Sugar Hill is a historic district in the northern part of the Hamilton Heights section of Harlem in the New York City borough of Manhattan. Defined by 155th Street to the north, 145th Street to the south, Edgecombe Avenue to the east, and Amsterdam Avenue to the west, it gained its name in the 1920s when the locale became a popular place for wealthy African Americans to live during Harlem Renaissance.
Reflective of the “sweet life” there, Sugar Hill featured rowhouses for such prominent African Americans as W. E. B. Du Bois, Thurgood Marshall, Adam Clayton Powell Jr., and Duke Ellington. Langston Hughes wrote about its relative affluence in his essay “Down and Under in Harlem” published in The New Republic in 1944:
“If you are white and are reading this vignette, don’t take it for granted that all Harlem is a slum. It isn’t. There are big apartment houses up on the hill, Sugar Hill, and up by City College — nice high-rent-houses with elevators and doormen, where Canada Lee lives, and W. C. Handy, and the George S. Schuylers, and the Walter Whites, where colored families send their babies to private kindergartens and their youngsters to Ethical Culture School.”

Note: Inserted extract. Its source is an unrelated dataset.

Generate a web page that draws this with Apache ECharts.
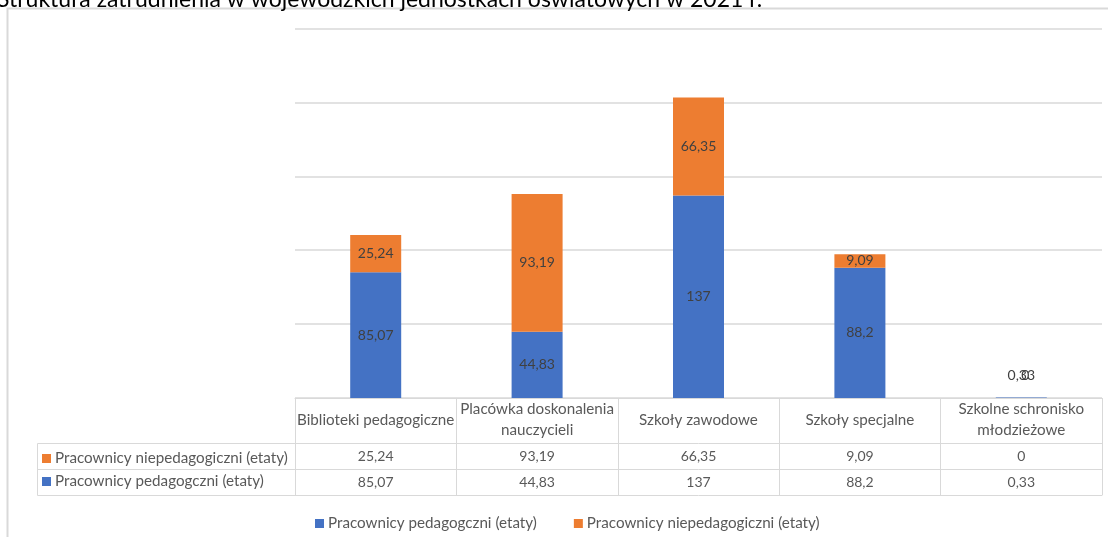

Sugar Hill was made a municipal historic district by the New York City Landmarks Preservation Commission in 2000 and listed on the National Register of Historic Places in 2002. The District has 414 contributing buildings, two contributing sites, three contributing structures, and one contributing object.

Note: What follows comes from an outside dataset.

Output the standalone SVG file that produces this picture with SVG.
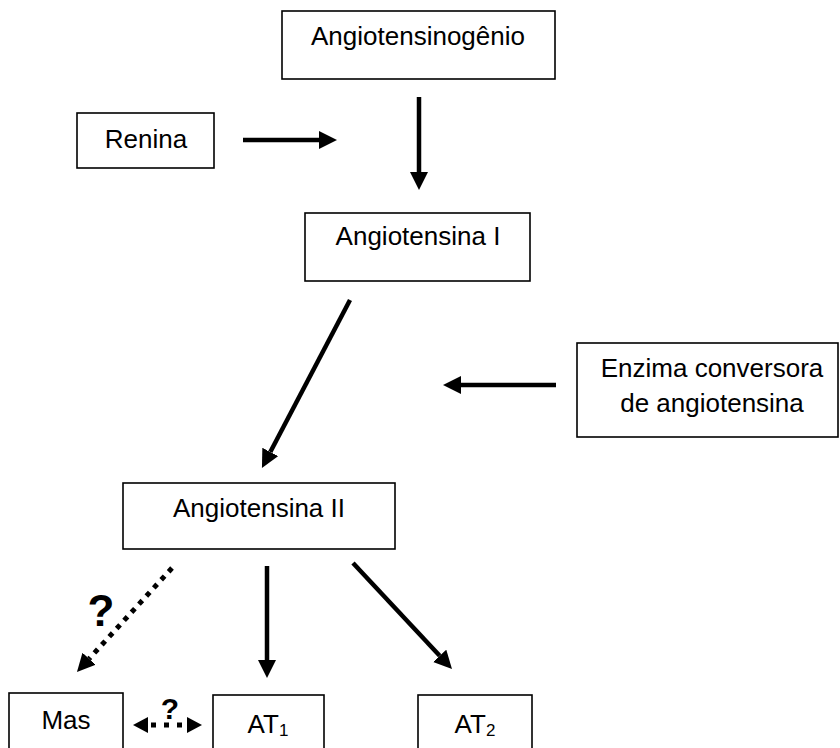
<svg xmlns="http://www.w3.org/2000/svg" width="840" height="748" viewBox="0 0 840 748">
<defs>
<style>
.box{fill:#fff;stroke:#000;stroke-width:1.6}
.t{font-family:"Liberation Sans",Arial,sans-serif;font-size:26px;fill:#000;text-anchor:middle}
.q{font-family:"Liberation Sans",Arial,sans-serif;font-weight:bold;fill:#000;text-anchor:middle}
.ln{stroke:#000;stroke-width:4.5;fill:none}
.dot{stroke:#000;stroke-width:5;fill:none;stroke-dasharray:5 6}
</style>
<marker id="ah" markerUnits="userSpaceOnUse" markerWidth="20" markerHeight="20" refX="0" refY="9" orient="auto">
<path d="M0,0 L18,9 L0,18 z" fill="#000"/>
</marker>
</defs>
<rect width="840" height="748" fill="#fff"/>
<g id="connectors">
<line class="ln" x1="243" y1="140" x2="319" y2="140" marker-end="url(#ah)"/>
<line class="ln" x1="419" y1="97" x2="419" y2="172" marker-end="url(#ah)"/>
<line class="ln" x1="350" y1="300" x2="270.3" y2="452" marker-end="url(#ah)"/>
<line class="ln" x1="556" y1="385" x2="461" y2="385" marker-end="url(#ah)"/>
<line class="dot" x1="172" y1="568" x2="89.1" y2="658.7" marker-end="url(#ah)"/>
<line class="ln" x1="267" y1="566" x2="267" y2="660" marker-end="url(#ah)"/>
<line class="ln" x1="353" y1="563" x2="439.7" y2="655.8" marker-end="url(#ah)"/>
<line class="dot" x1="151" y1="725" x2="182" y2="725" style="stroke-dasharray:5 8"/>
<path d="M148,717 L133,725 L148,733 z M187,717 L202,725 L187,733 z" fill="#000"/>
<text class="q" x="101" y="626" font-size="44">?</text>
<text class="q" x="170" y="719" font-size="30">?</text>
</g>
<g id="angiotensinogenio">
<rect class="box" x="282" y="11" width="273" height="68"/>
<text class="t" x="418" y="45">Angiotensinogênio</text>
</g>
<g id="renina">
<rect class="box" x="77" y="113" width="137" height="55"/>
<text class="t" x="146" y="148">Renina</text>
</g>
<g id="angiotensina1">
<rect class="box" x="305" y="213" width="225" height="68"/>
<text class="t" x="418" y="245">Angiotensina I</text>
</g>
<g id="eca">
<rect class="box" x="577" y="343" width="261" height="94"/>
<text class="t" x="712" y="377">Enzima conversora</text>
<text class="t" x="712" y="412">de angiotensina</text>
</g>
<g id="angiotensina2">
<rect class="box" x="123" y="483" width="272" height="66"/>
<text class="t" x="259" y="517">Angiotensina II</text>
</g>
<g id="mas">
<rect class="box" x="9" y="693" width="114" height="70"/>
<text class="t" x="66" y="729">Mas</text>
</g>
<g id="at1">
<rect class="box" x="213" y="695" width="111" height="70"/>
<text class="t" x="268" y="733">AT<tspan font-size="17" dy="3">1</tspan></text>
</g>
<g id="at2">
<rect class="box" x="418" y="695" width="114" height="70"/>
<text class="t" x="475" y="733">AT<tspan font-size="17" dy="3">2</tspan></text>
</g>
</svg>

Sugar Hill is mentioned in the lyrics to the jazz standard “Take the A Train” by Billy Strayhorn. It is also referred to by rapper AZ’s “Sugar Hill” on his album Doe or Die. Henry Allen, Jr. (commonly known as Henry Red Allen) recorded “Sugar Hill Function” (written by Charlie Holmnes) on February 18, 1930. There is also a song by Rex Stewart and his Fifty-Second Street Stompers (one of the four Duke Ellington small groups) called “Sugar Hill Shim-Sham” recorded on July 7, 1937.

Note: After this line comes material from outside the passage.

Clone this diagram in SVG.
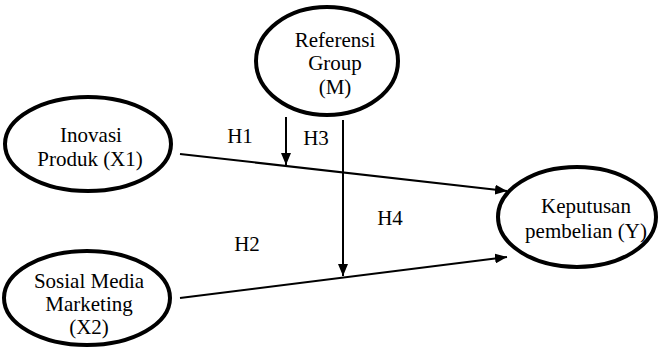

An award-winning 2012 memoir by author Terry Mulligan, “Sugar Hill, Where the Sun Rose Over Harlem,” is a chronicle of the writer’s experiences growing up in the 1950s and ’60s in the famous neighborhood, where her neighbors included future US Supreme Court Justice Thurgood Marshall, early rock n’ roll legend Frankie Lymon, and New York Baseball great Willie Mays, among other well-known names.